Pictures are to be left out. Copy exactly the lines from the one containing "Emit a Python" to the one containing "from matplotlib.ticker import MultipleLocator", both ends kept.

>> begin SUPPLIED RECORDS

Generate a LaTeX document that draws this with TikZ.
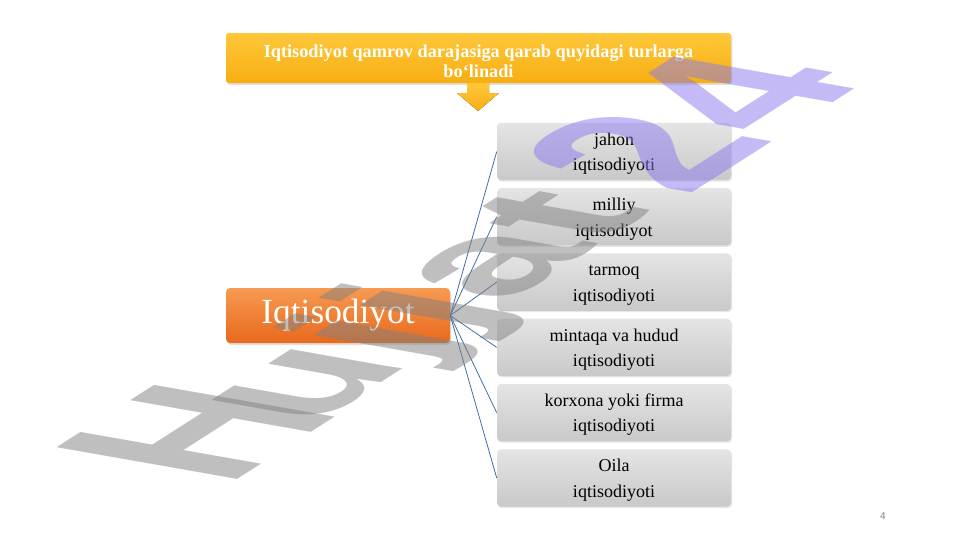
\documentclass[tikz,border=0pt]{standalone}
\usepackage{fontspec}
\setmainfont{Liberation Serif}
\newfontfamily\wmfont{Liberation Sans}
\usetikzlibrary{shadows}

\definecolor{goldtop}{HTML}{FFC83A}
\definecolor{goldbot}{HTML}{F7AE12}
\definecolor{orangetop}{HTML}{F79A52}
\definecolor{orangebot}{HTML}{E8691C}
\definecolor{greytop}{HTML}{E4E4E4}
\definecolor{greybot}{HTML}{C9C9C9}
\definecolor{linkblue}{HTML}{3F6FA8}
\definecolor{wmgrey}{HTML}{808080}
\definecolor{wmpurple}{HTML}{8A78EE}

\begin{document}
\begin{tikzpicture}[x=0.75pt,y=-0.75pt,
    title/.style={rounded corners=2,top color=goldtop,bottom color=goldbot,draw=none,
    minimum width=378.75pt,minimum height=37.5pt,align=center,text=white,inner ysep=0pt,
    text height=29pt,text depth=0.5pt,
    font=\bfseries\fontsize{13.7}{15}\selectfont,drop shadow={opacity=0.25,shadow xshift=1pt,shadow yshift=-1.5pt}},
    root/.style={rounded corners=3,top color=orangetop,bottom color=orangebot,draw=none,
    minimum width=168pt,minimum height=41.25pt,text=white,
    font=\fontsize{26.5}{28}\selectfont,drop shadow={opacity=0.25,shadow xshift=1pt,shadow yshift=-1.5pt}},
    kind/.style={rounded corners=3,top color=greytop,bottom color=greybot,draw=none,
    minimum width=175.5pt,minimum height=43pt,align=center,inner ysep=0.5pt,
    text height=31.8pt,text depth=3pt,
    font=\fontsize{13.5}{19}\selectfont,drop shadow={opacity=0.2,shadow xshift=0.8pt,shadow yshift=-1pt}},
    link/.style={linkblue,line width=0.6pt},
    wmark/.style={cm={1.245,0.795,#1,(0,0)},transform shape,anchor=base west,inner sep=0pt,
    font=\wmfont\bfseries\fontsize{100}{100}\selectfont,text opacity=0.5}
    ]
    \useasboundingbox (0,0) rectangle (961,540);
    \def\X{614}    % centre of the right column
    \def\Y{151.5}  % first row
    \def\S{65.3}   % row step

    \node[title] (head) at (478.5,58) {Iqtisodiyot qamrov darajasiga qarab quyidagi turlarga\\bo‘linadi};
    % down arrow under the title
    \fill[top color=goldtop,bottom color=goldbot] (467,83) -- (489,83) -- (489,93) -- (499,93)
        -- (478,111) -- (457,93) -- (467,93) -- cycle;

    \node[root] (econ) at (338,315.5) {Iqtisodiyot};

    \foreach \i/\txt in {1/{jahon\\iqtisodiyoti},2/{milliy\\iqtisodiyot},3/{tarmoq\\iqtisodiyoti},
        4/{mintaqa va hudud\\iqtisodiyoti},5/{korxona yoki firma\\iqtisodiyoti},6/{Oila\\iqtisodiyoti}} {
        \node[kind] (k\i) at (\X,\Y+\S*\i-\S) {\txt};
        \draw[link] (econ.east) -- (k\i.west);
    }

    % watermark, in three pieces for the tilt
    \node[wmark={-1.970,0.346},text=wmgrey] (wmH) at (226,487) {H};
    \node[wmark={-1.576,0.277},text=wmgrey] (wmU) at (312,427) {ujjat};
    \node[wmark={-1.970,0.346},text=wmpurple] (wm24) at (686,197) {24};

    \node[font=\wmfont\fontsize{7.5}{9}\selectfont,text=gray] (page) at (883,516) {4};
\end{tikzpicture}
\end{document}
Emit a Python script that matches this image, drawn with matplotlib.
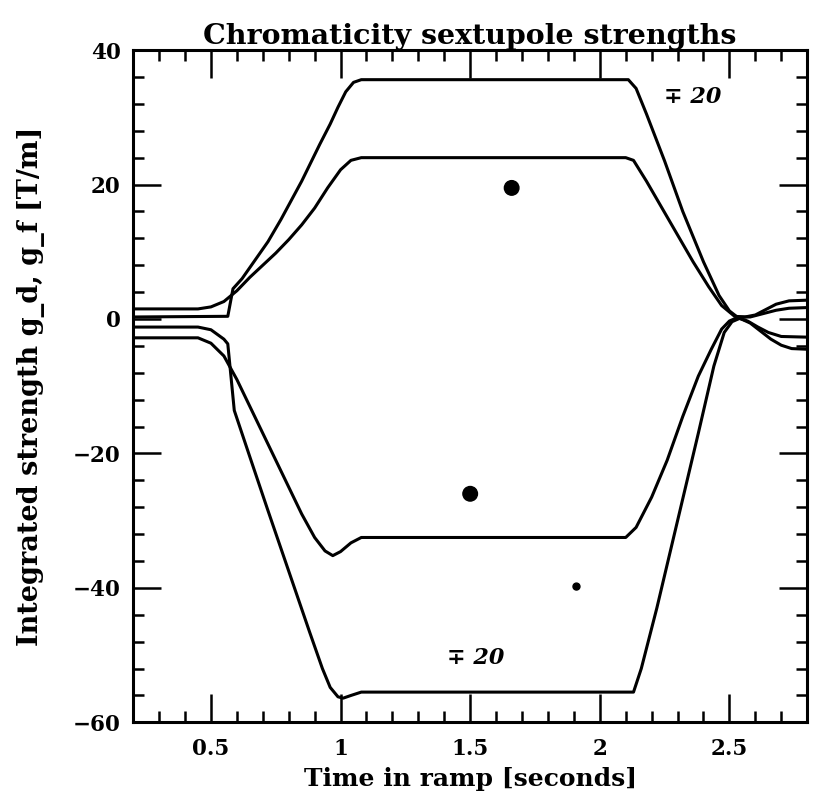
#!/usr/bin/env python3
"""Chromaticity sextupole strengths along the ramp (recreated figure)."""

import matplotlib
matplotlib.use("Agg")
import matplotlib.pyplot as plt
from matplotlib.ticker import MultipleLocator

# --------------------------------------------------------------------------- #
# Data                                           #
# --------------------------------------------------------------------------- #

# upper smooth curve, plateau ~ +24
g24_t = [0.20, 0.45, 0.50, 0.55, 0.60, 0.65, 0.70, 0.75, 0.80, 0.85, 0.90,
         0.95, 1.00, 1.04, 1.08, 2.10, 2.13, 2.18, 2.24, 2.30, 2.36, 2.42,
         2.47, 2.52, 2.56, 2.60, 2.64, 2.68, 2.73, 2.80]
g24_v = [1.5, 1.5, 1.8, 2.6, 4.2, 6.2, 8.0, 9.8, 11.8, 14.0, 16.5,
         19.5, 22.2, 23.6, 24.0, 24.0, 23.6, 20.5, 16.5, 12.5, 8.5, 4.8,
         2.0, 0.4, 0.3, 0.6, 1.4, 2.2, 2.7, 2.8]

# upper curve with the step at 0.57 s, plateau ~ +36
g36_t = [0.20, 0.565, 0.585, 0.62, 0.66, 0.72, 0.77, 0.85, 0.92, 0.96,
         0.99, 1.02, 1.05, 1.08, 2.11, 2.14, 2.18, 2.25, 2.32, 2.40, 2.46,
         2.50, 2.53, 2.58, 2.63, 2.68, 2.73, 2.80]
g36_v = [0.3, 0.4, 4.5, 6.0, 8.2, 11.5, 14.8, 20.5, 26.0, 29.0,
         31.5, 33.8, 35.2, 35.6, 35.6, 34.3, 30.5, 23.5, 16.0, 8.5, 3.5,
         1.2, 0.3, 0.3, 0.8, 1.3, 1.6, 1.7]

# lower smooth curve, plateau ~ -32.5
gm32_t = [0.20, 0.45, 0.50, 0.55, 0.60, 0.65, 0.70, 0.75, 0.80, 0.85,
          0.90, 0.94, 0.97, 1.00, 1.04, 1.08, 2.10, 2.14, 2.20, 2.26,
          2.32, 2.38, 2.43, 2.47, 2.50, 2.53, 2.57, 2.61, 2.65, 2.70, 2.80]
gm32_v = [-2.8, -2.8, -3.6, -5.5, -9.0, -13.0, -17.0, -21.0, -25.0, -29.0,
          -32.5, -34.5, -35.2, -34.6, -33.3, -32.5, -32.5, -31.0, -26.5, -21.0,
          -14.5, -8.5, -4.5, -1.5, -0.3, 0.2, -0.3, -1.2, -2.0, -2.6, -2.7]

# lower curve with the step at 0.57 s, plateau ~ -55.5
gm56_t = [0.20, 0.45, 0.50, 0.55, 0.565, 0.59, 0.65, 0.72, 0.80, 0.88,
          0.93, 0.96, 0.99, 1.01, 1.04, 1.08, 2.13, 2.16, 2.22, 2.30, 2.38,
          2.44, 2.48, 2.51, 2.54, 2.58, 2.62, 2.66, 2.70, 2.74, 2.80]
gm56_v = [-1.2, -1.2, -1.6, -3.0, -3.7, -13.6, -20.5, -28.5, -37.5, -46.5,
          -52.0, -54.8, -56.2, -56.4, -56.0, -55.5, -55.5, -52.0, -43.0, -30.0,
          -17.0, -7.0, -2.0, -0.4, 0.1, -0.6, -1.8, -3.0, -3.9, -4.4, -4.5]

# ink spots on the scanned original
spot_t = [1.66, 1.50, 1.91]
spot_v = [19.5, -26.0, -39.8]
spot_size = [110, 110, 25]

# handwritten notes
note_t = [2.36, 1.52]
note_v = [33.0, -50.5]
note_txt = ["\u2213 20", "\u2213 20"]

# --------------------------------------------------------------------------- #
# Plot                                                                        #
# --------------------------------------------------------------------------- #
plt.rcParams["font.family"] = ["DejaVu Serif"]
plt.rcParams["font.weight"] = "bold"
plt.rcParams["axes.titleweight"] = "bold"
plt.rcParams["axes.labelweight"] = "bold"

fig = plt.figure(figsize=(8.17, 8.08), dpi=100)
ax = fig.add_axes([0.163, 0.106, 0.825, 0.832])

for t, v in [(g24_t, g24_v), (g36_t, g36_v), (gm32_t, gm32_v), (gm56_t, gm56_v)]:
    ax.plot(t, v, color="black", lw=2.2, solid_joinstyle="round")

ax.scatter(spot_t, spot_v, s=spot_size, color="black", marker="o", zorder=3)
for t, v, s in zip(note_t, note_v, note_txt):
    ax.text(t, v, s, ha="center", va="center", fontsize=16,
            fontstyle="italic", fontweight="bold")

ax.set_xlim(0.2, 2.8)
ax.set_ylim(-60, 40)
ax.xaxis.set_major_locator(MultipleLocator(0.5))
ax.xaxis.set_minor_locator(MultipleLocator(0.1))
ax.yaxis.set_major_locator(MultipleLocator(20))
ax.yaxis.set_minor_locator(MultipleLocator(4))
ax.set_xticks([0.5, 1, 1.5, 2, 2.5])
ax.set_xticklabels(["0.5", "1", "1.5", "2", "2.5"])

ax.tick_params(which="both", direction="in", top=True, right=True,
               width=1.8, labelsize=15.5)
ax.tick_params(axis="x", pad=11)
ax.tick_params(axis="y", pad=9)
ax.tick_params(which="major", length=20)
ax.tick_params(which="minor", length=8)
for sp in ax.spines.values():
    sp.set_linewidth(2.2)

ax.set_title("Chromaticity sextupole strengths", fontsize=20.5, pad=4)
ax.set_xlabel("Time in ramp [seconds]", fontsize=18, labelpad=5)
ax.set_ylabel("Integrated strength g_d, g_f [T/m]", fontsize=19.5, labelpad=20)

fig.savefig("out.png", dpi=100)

>> end SUPPLIED RECORDS

* [REPLY TO THE EXERCISE]
Emit a Python script that matches this image, drawn with matplotlib.
#!/usr/bin/env python3
"""Chromaticity sextupole strengths along the ramp (recreated figure)."""

import matplotlib
matplotlib.use("Agg")
import matplotlib.pyplot as plt
from matplotlib.ticker import MultipleLocator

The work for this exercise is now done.